**WHAT YOU ARE ASKED TO DO**
Every line that holds the string "chart" is to be identified and copied.
══════════
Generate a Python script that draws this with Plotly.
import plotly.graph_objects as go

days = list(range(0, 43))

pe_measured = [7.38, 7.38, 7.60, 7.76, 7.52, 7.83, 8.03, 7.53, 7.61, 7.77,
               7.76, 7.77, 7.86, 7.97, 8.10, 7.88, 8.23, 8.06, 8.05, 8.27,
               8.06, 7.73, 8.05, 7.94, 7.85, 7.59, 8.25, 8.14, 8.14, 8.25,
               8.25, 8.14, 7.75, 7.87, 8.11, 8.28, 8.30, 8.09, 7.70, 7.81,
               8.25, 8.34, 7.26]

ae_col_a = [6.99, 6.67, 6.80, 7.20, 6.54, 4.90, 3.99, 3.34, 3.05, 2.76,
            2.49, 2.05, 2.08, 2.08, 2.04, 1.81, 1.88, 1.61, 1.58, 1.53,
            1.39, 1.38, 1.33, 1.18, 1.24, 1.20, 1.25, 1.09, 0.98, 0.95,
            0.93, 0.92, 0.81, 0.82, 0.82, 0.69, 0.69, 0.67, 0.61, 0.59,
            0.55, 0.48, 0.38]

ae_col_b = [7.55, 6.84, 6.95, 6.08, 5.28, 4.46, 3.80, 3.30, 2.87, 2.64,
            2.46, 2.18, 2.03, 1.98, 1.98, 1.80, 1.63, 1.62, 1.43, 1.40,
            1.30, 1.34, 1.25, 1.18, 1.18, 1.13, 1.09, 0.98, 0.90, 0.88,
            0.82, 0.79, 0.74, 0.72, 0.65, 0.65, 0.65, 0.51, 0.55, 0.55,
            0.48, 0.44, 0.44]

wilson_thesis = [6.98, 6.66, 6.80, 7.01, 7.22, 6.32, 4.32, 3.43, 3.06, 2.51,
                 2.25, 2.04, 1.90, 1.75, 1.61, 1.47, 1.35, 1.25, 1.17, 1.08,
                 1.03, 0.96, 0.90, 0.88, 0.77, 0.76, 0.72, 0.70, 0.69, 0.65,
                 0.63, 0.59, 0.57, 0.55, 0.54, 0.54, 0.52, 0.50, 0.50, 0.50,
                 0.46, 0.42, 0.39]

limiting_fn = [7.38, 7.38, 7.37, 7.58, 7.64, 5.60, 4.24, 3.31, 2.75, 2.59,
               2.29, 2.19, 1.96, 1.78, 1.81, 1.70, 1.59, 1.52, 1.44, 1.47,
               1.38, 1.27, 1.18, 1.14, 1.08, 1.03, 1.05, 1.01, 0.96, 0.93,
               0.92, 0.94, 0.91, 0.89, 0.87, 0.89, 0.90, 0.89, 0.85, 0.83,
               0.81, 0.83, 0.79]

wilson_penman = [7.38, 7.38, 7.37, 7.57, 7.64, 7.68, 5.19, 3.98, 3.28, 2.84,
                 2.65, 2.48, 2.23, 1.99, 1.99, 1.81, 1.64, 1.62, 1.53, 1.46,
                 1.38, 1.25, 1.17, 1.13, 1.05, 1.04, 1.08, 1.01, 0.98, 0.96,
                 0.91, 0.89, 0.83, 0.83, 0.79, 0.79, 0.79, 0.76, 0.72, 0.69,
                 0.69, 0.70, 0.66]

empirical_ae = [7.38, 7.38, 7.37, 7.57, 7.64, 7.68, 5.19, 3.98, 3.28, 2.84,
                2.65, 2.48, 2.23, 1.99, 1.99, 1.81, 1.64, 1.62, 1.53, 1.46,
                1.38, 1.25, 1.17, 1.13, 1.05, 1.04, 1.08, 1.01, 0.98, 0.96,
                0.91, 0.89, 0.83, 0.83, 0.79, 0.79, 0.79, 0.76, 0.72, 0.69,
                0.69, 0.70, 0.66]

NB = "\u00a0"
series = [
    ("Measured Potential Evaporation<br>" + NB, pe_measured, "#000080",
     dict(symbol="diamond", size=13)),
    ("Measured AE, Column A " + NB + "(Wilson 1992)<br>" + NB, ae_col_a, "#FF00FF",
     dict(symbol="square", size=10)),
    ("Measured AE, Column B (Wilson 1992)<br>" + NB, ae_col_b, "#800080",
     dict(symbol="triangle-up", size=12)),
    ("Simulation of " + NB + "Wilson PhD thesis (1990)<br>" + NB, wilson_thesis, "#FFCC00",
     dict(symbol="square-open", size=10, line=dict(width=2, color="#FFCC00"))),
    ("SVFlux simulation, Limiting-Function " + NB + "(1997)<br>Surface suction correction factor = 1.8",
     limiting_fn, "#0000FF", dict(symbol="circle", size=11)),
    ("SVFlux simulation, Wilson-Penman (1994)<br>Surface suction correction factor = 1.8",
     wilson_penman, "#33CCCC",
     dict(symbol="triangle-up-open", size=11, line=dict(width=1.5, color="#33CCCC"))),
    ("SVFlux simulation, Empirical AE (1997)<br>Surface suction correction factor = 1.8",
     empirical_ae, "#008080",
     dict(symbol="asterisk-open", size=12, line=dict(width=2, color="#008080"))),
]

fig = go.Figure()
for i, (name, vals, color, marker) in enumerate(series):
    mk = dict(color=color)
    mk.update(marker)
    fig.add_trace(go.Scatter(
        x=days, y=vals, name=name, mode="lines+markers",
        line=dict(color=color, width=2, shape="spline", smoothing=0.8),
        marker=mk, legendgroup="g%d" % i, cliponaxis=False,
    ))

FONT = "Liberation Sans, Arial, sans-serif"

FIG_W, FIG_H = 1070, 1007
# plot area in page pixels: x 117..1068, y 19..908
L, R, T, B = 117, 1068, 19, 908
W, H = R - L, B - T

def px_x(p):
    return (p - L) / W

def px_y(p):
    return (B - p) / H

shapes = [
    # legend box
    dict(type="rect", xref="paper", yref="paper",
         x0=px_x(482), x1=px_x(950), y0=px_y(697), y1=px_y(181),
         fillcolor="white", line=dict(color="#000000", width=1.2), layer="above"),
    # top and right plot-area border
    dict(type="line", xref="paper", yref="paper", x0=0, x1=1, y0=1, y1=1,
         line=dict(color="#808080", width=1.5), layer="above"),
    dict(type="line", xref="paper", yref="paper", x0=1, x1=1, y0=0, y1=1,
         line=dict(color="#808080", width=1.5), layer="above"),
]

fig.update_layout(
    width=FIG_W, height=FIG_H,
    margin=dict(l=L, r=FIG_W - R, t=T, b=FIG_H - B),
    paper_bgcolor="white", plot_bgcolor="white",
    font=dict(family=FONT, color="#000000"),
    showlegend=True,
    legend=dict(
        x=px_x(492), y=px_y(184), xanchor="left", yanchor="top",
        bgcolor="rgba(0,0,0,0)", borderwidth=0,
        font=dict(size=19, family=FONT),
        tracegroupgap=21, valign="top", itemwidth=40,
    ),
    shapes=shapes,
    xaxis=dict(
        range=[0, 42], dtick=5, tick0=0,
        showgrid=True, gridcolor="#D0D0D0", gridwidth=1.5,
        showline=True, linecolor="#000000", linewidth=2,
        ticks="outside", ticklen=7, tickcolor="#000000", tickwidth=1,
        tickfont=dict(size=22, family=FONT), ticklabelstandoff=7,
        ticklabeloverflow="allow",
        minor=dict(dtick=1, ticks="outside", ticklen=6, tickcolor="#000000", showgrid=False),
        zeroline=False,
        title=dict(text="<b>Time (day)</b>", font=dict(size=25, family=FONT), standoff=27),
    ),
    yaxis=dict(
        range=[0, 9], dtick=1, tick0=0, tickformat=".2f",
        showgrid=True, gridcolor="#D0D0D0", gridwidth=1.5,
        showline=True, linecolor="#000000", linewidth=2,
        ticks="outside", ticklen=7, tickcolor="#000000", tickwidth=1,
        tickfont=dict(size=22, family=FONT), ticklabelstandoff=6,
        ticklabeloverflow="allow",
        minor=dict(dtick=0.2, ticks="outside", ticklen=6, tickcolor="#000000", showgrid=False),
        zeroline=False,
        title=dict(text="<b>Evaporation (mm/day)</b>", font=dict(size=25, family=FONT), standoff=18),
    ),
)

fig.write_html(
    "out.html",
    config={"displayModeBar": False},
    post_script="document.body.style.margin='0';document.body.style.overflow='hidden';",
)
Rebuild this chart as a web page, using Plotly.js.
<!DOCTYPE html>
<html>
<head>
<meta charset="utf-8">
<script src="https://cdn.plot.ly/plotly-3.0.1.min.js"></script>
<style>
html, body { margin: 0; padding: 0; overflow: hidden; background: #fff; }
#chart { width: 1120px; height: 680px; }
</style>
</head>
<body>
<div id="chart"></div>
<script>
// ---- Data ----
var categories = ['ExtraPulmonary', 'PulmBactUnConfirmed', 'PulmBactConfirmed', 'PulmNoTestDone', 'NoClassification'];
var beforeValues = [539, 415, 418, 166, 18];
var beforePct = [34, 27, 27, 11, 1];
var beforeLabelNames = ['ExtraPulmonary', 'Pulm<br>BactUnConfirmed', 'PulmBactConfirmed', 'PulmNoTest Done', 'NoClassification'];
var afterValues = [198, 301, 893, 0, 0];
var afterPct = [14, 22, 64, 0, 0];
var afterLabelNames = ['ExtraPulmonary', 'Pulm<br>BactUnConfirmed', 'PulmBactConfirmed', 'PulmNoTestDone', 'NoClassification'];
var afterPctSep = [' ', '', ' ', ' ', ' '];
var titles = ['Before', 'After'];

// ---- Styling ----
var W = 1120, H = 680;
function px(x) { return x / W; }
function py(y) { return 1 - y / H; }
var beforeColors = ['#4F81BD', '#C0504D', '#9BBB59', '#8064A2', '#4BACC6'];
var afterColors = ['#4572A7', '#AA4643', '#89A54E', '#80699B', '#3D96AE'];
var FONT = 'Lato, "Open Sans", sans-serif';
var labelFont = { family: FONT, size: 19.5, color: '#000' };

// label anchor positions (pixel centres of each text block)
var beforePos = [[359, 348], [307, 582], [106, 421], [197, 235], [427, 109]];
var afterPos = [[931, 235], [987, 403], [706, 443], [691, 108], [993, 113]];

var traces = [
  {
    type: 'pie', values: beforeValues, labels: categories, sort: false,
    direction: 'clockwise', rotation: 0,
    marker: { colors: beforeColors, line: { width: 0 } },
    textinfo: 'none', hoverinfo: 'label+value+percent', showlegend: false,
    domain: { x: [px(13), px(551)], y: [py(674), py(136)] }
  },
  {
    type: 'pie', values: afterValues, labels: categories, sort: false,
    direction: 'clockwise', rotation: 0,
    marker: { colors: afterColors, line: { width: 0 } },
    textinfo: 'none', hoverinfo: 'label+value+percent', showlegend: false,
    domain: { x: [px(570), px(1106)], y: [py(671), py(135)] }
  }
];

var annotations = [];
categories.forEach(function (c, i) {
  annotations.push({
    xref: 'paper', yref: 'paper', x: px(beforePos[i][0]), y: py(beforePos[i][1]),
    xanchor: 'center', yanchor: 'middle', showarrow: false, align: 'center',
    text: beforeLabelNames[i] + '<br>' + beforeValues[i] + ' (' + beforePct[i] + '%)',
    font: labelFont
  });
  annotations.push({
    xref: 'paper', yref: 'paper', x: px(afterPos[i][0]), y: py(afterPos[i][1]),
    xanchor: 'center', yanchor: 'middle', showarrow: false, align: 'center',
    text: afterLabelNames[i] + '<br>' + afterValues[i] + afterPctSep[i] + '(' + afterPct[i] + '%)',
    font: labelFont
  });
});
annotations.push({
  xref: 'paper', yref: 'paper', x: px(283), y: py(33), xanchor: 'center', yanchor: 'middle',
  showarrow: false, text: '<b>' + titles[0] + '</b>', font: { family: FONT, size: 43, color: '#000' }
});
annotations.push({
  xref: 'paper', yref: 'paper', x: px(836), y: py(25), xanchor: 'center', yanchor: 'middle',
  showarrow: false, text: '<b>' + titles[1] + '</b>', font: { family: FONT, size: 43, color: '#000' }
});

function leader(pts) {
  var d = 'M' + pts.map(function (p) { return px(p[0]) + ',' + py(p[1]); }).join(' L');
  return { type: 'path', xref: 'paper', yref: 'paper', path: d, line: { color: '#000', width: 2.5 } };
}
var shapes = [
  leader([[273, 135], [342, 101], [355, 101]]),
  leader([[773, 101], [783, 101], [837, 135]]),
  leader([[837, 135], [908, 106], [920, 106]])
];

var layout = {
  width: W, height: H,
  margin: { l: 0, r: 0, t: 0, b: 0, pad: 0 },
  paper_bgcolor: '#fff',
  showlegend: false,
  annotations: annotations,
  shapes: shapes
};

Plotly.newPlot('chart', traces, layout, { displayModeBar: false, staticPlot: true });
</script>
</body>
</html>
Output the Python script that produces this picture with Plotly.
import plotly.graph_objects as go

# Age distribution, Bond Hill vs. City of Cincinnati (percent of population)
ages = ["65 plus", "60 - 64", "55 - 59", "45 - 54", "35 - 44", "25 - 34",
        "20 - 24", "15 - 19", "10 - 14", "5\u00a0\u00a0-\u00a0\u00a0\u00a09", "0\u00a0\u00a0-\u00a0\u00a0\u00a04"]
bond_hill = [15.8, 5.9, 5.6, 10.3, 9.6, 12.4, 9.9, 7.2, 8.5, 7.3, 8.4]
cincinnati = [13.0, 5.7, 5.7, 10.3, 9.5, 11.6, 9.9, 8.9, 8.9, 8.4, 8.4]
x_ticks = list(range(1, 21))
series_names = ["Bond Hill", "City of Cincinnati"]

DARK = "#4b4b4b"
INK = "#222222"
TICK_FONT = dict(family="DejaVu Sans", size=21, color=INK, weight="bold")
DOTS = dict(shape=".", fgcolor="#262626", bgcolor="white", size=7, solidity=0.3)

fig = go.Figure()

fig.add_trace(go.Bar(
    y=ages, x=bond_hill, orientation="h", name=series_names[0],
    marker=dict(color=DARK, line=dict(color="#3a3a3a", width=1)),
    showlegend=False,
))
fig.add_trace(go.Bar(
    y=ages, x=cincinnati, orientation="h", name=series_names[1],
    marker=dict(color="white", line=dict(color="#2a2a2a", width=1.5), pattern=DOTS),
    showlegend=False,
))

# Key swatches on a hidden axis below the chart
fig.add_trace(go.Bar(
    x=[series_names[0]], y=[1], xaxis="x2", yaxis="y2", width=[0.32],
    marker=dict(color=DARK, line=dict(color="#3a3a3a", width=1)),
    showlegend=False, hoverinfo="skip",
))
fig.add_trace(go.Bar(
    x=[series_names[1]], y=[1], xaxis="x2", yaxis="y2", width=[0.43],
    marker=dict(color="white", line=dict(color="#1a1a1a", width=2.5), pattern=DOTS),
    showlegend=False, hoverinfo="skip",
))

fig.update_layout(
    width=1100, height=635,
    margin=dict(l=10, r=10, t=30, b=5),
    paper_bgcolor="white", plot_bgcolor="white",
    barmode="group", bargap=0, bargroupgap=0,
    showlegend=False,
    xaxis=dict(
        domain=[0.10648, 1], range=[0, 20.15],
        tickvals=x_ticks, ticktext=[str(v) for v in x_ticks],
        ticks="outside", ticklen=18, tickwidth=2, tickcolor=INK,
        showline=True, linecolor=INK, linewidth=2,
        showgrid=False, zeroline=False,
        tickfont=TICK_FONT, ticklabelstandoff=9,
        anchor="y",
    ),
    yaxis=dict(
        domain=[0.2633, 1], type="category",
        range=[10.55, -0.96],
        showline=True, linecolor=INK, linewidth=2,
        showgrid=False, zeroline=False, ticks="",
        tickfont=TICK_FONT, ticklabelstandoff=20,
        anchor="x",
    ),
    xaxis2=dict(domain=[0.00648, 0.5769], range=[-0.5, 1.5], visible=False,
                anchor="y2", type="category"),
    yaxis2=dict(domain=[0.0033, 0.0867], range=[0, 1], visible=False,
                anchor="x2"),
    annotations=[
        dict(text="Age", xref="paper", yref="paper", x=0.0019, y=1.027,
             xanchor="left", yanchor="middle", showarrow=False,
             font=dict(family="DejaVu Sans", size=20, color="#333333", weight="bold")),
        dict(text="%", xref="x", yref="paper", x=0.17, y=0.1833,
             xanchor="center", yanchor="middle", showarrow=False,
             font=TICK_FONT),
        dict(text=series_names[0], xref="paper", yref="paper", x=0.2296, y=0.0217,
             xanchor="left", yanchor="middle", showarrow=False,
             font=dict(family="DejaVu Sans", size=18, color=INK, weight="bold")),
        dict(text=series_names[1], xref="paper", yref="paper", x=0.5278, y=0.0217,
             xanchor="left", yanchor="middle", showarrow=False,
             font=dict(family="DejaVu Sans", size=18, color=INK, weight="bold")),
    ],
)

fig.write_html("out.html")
══════════
**SOLUTION TO THIS TASK**
Rebuild this chart as a web page, using Plotly.js.
#chart { width: 1120px; height: 680px; }
<div id="chart"></div>
Plotly.newPlot('chart', traces, layout, { displayModeBar: false, staticPlot: true });
# Key swatches on a hidden axis below the chart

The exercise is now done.